■ Your instructions: Only the lines from the one with "Give me the" to the one with "import * as d3 from 'd3';", both included, should be output, without any images.

-*-

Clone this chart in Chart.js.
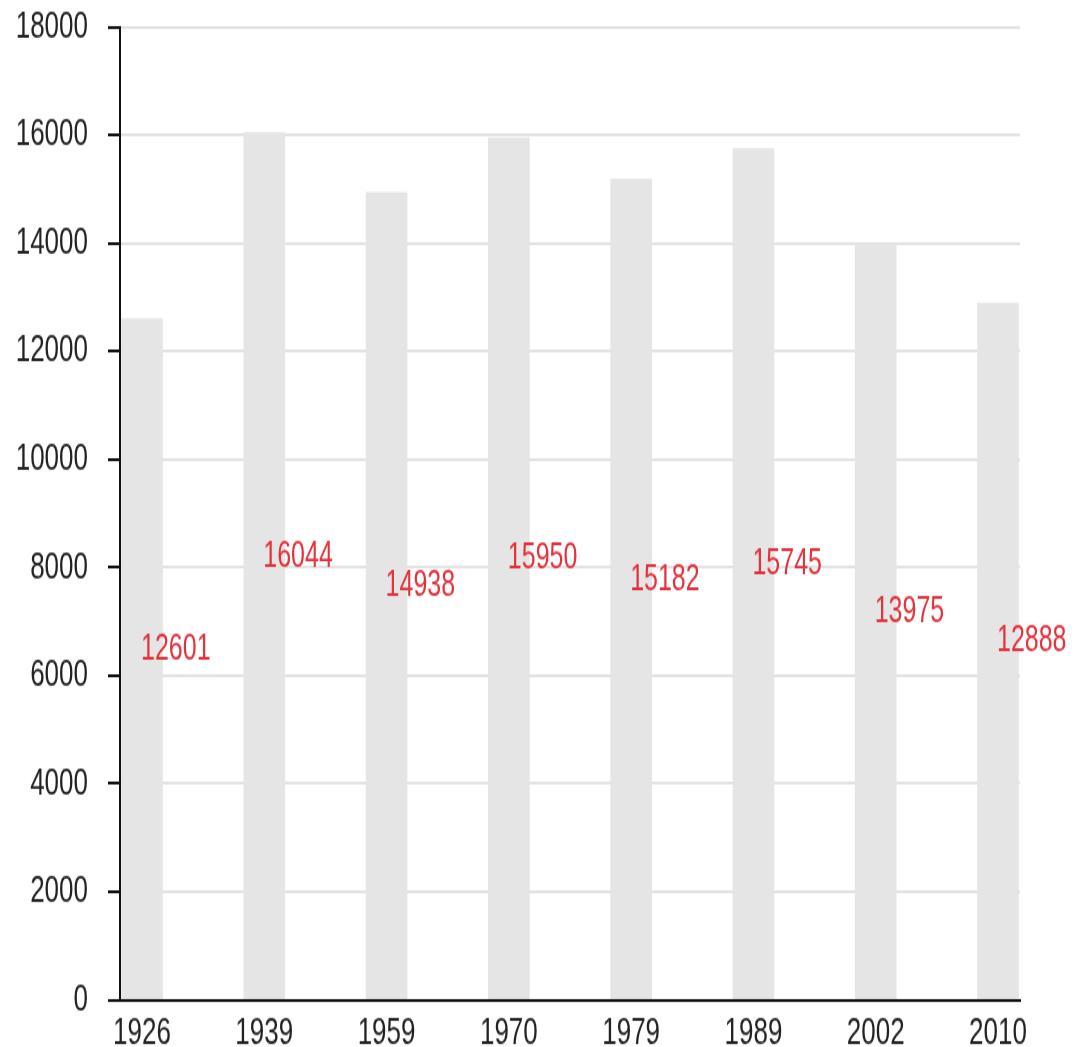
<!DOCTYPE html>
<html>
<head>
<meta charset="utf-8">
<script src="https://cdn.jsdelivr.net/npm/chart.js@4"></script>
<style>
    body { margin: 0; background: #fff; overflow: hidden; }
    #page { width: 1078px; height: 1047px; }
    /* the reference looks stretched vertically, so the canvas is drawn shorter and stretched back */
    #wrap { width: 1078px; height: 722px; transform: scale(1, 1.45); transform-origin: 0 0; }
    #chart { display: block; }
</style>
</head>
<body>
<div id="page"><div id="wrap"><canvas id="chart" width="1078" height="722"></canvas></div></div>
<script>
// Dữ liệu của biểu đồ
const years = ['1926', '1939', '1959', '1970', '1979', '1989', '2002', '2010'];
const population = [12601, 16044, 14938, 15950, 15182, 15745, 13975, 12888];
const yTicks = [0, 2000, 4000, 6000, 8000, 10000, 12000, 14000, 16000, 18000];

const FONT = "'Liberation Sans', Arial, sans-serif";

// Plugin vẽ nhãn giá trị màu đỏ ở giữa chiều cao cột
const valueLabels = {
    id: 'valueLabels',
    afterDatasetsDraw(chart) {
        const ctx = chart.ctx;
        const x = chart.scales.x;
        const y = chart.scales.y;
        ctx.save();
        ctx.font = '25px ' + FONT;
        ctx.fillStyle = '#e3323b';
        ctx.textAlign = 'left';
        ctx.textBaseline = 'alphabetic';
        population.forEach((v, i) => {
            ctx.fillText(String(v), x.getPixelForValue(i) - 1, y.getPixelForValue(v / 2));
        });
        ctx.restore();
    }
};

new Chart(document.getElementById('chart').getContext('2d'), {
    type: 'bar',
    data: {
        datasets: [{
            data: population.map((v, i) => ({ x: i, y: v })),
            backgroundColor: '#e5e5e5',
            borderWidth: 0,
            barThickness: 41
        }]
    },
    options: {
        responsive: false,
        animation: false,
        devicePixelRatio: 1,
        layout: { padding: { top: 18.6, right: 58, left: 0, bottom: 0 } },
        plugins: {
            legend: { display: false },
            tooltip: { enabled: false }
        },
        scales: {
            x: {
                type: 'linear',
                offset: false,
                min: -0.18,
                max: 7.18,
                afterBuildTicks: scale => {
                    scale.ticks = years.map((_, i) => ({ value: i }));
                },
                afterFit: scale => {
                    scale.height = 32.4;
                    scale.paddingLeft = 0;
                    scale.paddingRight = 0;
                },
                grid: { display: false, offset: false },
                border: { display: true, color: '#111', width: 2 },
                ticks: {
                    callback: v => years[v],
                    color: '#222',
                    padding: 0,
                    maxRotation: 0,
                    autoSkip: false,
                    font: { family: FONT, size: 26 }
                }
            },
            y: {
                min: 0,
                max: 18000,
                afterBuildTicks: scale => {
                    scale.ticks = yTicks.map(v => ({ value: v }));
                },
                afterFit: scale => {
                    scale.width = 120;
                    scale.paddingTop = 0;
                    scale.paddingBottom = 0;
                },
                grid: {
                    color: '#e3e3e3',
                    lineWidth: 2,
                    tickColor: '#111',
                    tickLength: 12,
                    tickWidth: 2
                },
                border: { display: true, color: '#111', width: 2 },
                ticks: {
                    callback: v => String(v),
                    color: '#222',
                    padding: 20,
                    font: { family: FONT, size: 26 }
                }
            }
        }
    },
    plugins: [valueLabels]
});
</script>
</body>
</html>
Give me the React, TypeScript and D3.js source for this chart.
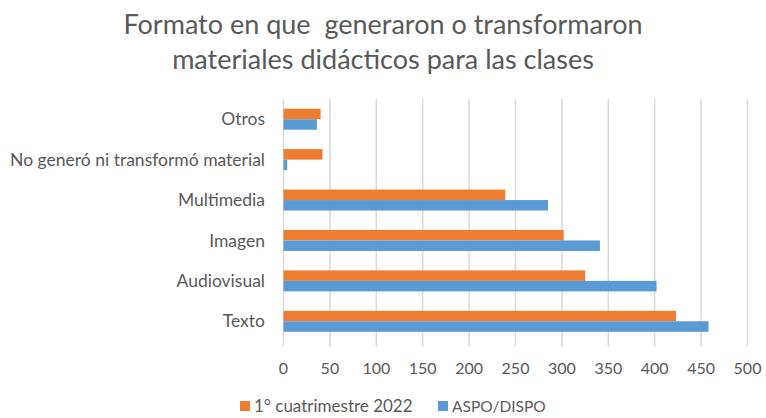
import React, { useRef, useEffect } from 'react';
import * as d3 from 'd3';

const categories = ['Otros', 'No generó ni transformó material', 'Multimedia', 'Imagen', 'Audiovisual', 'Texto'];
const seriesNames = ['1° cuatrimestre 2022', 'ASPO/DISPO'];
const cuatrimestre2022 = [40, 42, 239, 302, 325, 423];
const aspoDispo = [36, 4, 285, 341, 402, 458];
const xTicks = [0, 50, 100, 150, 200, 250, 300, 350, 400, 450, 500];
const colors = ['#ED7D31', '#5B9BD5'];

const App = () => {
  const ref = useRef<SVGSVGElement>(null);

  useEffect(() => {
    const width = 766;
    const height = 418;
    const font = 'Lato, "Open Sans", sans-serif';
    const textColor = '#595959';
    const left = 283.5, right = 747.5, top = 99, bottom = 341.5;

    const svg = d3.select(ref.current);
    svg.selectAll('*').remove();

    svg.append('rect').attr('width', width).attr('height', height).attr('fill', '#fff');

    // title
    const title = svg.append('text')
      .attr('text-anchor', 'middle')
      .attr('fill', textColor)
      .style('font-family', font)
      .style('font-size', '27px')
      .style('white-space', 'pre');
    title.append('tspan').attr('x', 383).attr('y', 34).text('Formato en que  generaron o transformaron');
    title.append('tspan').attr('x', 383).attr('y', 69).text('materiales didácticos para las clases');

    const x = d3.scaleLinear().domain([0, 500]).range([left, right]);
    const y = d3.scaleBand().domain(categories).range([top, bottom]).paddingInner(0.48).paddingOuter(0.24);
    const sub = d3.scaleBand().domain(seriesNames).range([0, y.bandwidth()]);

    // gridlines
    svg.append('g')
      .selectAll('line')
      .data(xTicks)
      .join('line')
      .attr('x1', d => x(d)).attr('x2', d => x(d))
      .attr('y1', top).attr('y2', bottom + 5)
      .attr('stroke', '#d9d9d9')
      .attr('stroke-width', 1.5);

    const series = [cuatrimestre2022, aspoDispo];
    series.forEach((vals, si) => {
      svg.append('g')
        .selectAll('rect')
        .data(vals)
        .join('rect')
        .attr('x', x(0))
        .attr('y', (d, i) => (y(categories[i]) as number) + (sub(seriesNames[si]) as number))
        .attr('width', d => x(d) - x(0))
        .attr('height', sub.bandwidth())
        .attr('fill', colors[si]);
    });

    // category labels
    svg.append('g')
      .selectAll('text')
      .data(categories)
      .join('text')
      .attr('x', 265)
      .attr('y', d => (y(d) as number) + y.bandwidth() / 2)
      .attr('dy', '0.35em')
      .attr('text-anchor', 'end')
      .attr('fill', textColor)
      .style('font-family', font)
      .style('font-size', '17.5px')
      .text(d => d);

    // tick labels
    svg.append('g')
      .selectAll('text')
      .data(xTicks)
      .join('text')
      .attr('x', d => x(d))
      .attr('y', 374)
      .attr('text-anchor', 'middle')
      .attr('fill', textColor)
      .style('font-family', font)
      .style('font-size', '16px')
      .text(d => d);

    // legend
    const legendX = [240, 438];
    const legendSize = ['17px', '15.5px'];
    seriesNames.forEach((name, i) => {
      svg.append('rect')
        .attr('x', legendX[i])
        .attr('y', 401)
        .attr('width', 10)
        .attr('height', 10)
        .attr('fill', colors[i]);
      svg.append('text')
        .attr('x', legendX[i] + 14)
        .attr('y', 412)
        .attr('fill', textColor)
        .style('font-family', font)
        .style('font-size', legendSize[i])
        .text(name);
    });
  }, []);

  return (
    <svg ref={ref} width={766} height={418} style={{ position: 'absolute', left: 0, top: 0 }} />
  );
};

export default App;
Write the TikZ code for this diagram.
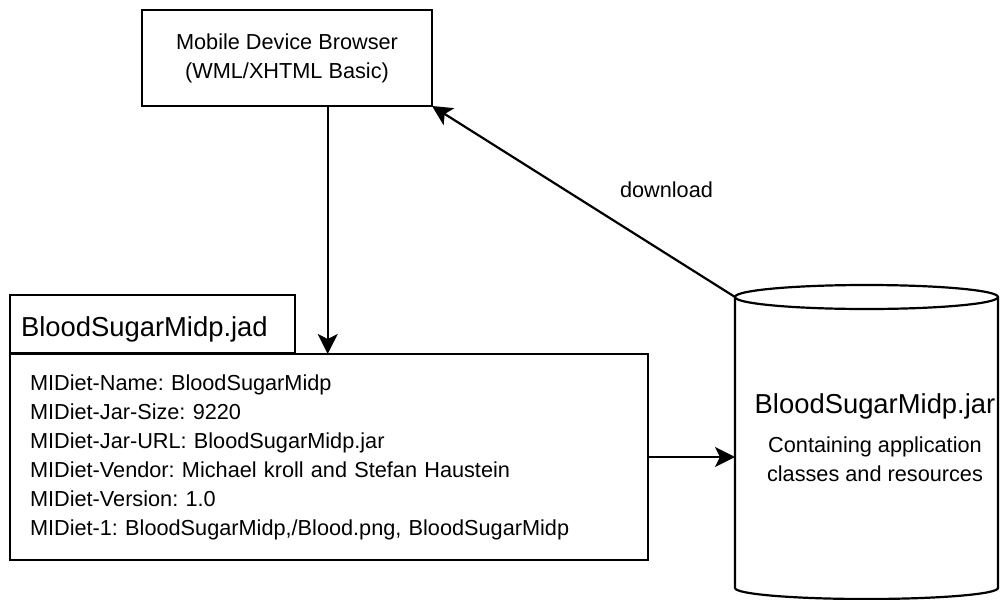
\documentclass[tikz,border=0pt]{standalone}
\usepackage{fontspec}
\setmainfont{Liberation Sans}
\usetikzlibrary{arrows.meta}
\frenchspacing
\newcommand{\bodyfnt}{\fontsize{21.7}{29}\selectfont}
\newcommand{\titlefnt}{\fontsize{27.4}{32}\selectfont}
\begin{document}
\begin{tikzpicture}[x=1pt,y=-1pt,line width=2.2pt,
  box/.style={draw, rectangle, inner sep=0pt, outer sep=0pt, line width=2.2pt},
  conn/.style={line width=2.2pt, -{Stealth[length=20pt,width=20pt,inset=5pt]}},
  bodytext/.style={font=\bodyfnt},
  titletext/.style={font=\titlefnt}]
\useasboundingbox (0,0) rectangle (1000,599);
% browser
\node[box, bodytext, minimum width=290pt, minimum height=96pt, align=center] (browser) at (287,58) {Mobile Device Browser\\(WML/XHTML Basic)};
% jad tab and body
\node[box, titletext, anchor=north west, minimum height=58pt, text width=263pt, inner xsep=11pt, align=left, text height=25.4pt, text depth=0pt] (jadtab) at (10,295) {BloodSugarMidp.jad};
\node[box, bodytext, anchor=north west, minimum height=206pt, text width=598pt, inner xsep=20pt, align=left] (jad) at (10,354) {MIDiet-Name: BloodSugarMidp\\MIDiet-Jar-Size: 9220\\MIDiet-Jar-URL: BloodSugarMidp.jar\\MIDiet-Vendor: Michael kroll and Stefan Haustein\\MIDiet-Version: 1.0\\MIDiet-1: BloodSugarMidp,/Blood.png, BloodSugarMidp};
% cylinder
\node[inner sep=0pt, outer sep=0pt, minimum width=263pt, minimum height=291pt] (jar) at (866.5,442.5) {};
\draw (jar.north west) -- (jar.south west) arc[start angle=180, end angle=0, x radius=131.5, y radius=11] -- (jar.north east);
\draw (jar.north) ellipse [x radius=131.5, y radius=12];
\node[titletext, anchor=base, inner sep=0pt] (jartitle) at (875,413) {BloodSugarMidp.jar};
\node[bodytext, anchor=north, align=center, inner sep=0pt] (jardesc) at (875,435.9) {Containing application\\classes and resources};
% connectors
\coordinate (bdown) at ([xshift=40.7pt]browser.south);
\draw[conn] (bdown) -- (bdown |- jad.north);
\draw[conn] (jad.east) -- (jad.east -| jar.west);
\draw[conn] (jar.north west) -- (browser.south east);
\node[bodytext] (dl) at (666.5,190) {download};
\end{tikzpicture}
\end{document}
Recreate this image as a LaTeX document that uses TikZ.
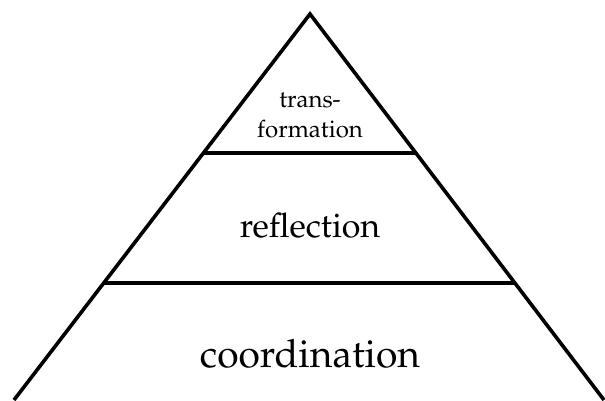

-*-

■ Written solution:
Give me the React, TypeScript and D3.js source for this chart.
import React, { useRef, useEffect } from 'react';
import * as d3 from 'd3';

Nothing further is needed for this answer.